Tony Fennelly

When I was young, I traveled the country with all my worldly possessions in one suitcase and found my jobs in the "Miscellaneous" column of the classifieds. I sold lingerie at Altmans in New York City, peddled books door-to-door in Puerto Rico, clerked in a bank in L.A., waited tables in Chicago and worked in a "bust-out" joint on Geary Street in San Francisco. (They were open after hours, sold cheap gin in coffee cups, and when someone yelled "Vice!" all the gin went on the floor. Or on some sailor’s knee.)

Hitting New Orleans in '69, I ordered stripper gowns with three-foot industrial-strength zippers, and danced on Bourbon Street for two years.

In '72, I married Richard Catoire, a gorgeous Cajun pipe-liner, enrolled in the University of New Orleans and studied Drama.

After graduation, I eschewed gainful employment for the life of a novelist. I stayed home and wrote full-time for ten years before making a sale.

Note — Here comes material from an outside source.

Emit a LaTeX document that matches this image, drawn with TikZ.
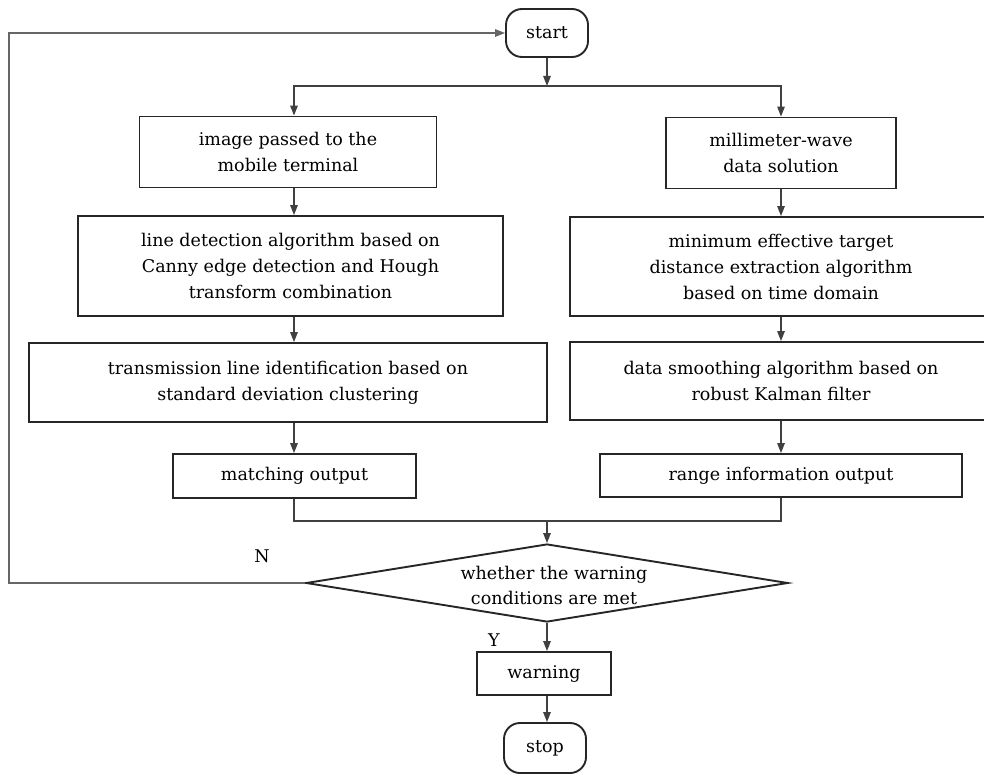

The Glory Hole Murders, my eighth full-length book, was the first to be published. It got a great review in the New York Times and was nominated for an Edgar. Set in New Orleans, this whodunit introduced the bitchy gay detective, Matt Sinclair, who has since become a cult favorite here and abroad. It came out in '85, the year I needed to earn some money and took a job in the welfare office. I used that eye-opening experience for my second Sinclair mystery, The Closet Hanging.

My third Sinclair mystery, Kiss Yourself Goodbye, appeared abroad, but not here. By the end of the ‘80's, U.S. publishers eschewed a gay hero because of the burgeoning AIDS epidemic.

My Margo Fortier series features a former stripper turned society columnist. The first Fortier mystery, The Hippie In The Wall, came out in '94 and the second, 1 (900) DEAD, in 1997. The third, Don’t Blame The Snake, is about to be published by Top Publications.

The mystery writer’s life offers wonderful opportunities. In '89, I was invited to the Semana Negra in Gijon, Spain, where I rode in the king’s plush black train and led a conga line of 4,300 people along the marina. In '91, I made a reading tour of Germany and earned enough money to buy a mink coat. I comported myself well enough to be invited back to Germany in ‘95 where I shared the former residence of the East German Prime Minister with Jane and MickeySpillane

I learned about Mexican politics at Paco Taibo’s dining room table in Mexico City, climbed the Toltec pyramids at Chichen Itza, traveled through the mountains of Cuba with a former guerilla who had fought for Castro and had my shells read by an Yruba priest outside Havana. I travel whenever I can, but my characters don’t stray far from New Orleans. That’s not a restriction. Anything that can happen anywhere else can happen here.